February 7th, 2013
Whenever an average American goes to a foreign country such as those in Latin America, Europe, Eastern Asia and China, they marvel at the small toilet-like apparatus standing right next to the traditional toilet bowl seat.
Conversely, when foreign visitors come to the United States, they eagerly look for a bidet seat and not finding one, find themselves at a loss of words as to why they virtually do not exist in the United States.
A quick analysis of the toilet’s positive and negative features are first in order.
Toilet Paper and Water Consumption
While toilets did not make their public debut until 1890, they fast caught on in this country. Unfortunately, an insatiable consumption of paper and water ensued and continues to this day.
Moreover, now adding to the issue of energy conservation is a politically-charged debate going on even in the halls of Congress concerning this matter.

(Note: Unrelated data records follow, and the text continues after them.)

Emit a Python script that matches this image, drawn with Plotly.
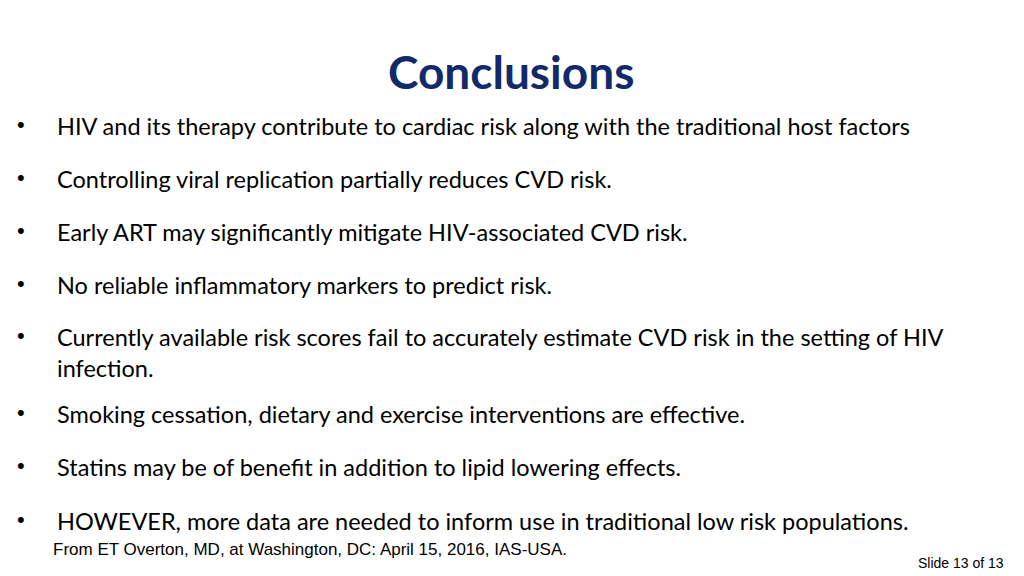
import plotly.graph_objects as go

title = "Conclusions"
bullets = [
    "HIV and its therapy contribute to cardiac risk along with the traditional host factors",
    "Controlling viral replication partially reduces CVD risk.",
    "Early ART may significantly mitigate HIV-associated CVD risk.",
    "No reliable inflammatory markers to predict risk.",
    "Currently available risk scores fail to accurately estimate CVD risk in the setting of HIV<br>infection.",
    "Smoking cessation, dietary and exercise interventions are effective.",
    "Statins may be of benefit in addition to lipid lowering effects.",
    "HOWEVER, more data are needed to inform use in traditional low risk populations.",
]
bullet_y = [125, 178, 231, 284, 336, 413, 466, 520]
footer = "From ET Overton, MD, at Washington, DC: April 15, 2016, IAS-USA."
slide_no = "Slide 13 of 13"

W, H = 1024, 576
DX, DY = -9, -9  # compensate page offset
def px(x): return (x + DX) / W
def py(y): return 1 - (y + DY) / H

fig = go.Figure()
anns = [dict(x=px(512), y=py(72), text="<b>" + title + "</b>", showarrow=False,
             xanchor="center", yanchor="middle",
             font=dict(family="Lato", size=46, color="#122a6b"))]
for t, y in zip(bullets, bullet_y):
    anns.append(dict(x=px(22), y=py(y), text="•", showarrow=False, xanchor="center",
                     yanchor="middle", font=dict(family="Arial", size=22, color="#000")))
    anns.append(dict(x=px(56), y=py(y - 14), text=t, showarrow=False, xanchor="left",
                     yanchor="top", align="left",
                     font=dict(family="Lato", size=23.5, color="#000")))
anns.append(dict(x=px(52), y=py(550), text=footer, showarrow=False, xanchor="left",
                 yanchor="middle", font=dict(family="Liberation Sans", size=17, color="#000")))
anns.append(dict(x=px(1007), y=py(564), text=slide_no, showarrow=False, xanchor="right",
                 yanchor="middle", font=dict(family="Liberation Sans", size=14, color="#000")))
fig.update_layout(width=W, height=H, margin=dict(l=0, r=0, t=0, b=0),
                  paper_bgcolor="white", plot_bgcolor="white",
                  xaxis=dict(visible=False, range=[0, 1]), yaxis=dict(visible=False, range=[0, 1]),
                  annotations=anns)
fig.write_html("out.html")
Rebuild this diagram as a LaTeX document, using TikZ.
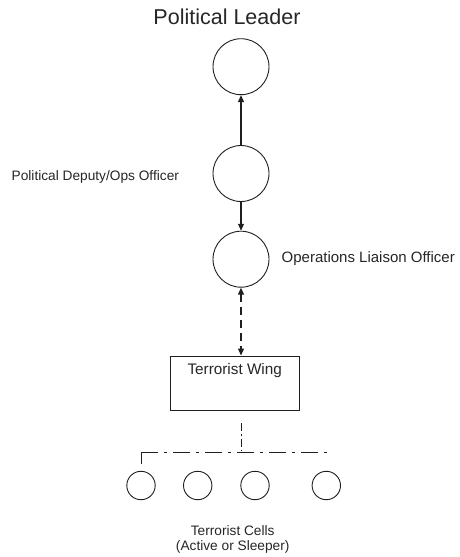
\documentclass[tikz,border=0pt]{standalone}
\usepackage{fontspec}
\setmainfont{Liberation Sans}
\usetikzlibrary{arrows.meta}
\begin{document}
\begin{tikzpicture}[x=1pt,y=-1pt,
  ink/.style={draw=black!88, line width=0.9pt},
  bigcircle/.style={ink, circle, minimum size=56pt, inner sep=0pt},
  cell/.style={ink, circle, minimum size=28.4pt, inner sep=0pt},
  lbl/.style={text=black!85, inner sep=0pt, font=\fontsize{13.7pt}{15pt}\selectfont},
  tip/.style={-{Triangle[length=7pt,width=6pt]}},
  dashdot/.style={dash pattern=on 17pt off 6pt on 3pt off 6pt}
]
\useasboundingbox (0,0) rectangle (460,557);

% leadership chain
\node[bigcircle] (leader) at (241,66.7) {};
\node[bigcircle] (deputy) at (241,173.5) {};
\node[bigcircle] (liaison) at (241,259.2) {};

\node[text=black!85, inner sep=0pt, font=\fontsize{21.5pt}{24pt}\selectfont] (leadertext) at (227,17) {Political Leader};
\node[lbl, anchor=west] (deputytext) at (11.5,176.5) {Political Deputy/Ops Officer};
\node[lbl, anchor=west, font=\fontsize{15pt}{17pt}\selectfont] (liaisontext) at (281.5,258.5) {Operations Liaison Officer};

% terrorist wing box
\node[ink, rectangle, minimum width=128.7pt, minimum height=54pt, inner sep=0pt] (wing) at (234.7,383) {};
\node[lbl, font=\fontsize{15.3pt}{17pt}\selectfont, anchor=north] (wingtext) at ([yshift=-8pt]wing.north) {Terrorist Wing};

% connectors
\draw[ink, line width=1.1pt, tip] (deputy) -- (leader);
\draw[ink, line width=1.1pt, tip] (deputy) -- (liaison);
\draw[ink, line width=1.1pt, dashed, dash pattern=on 8pt off 5pt,
      {Triangle[length=7pt,width=6pt]}-{Triangle[length=7pt,width=6pt]}]
      (liaison.south) -- (liaison.south |- wing.north);

% cells
\node[cell] (c1) at (141,485.5) {};
\node[cell] (c2) at (197.7,485.5) {};
\node[cell] (c3) at (255,485.5) {};
\node[cell] (c4) at (326.3,485.5) {};

\coordinate (drop) at (241.5,423);
\coordinate (bus) at (241.5,452.5);
\coordinate (busleft) at (141,452.5);
\coordinate (busright) at (327,452.5);
\coordinate (legend) at (141,464);

\draw[ink, line width=0.9pt, dash pattern=on 8pt off 3pt on 1.5pt off 3pt] (drop) -- (bus);
\draw[ink, line width=1.9pt, dashdot] (busleft) -- (busright);
\draw[ink, line width=0.9pt] (busleft) -- (legend);

\node[lbl, align=center, anchor=north] (cellstext) at (232.7,525.5) {Terrorist Cells\\(Active or Sleeper)};
\end{tikzpicture}
\end{document}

It goes like this: “just how much water should a normal, family-sized toilet be allowed to flush away?
In general, the production process in the making of a single roll of sanitary paper easily consumes about 37 gallons of water. Furthermore, average Americans use an approximate amount of 57 sheets of sanitary paper a day. This, dear ones, translates into approximately 36.5 billion rolls annually.
Although the use of recycled toilet paper is now being vigorously promoted by green interests, for many people, supplies of such paper is unappealing due to its perceived harsh, scratching texture.
Then, there is the problematic issue of personal hygiene as toilet paper does not truly take away all residual body odor or bacteria. Generally, people resort to taking a daily shower or two in order to eliminate lingering odors throughout the day.
Essentially, a Bidet is a smaller-sized toilet that emits water spurts to the lower regions of the body. Bidets were never meant to replace the toilet; however, having a bidet right next to the toilet simply enhances the cleansing process in a more efficient and convenient manner. A bar of soap and a hand or washcloth are the instruments of choice for scrubbing and simply rinsing off. They can’t be beaten for a quick, easy refreshing during the day!
While any adverse environmental impact of using a bidet is minimal, to say the least, a bidet’s savings can be readily seen in considerable savings of paper during one year. True, this savings depends largely on the size of the family and bidet model; however, it is simply a matter of time until their use catches on with American consumers.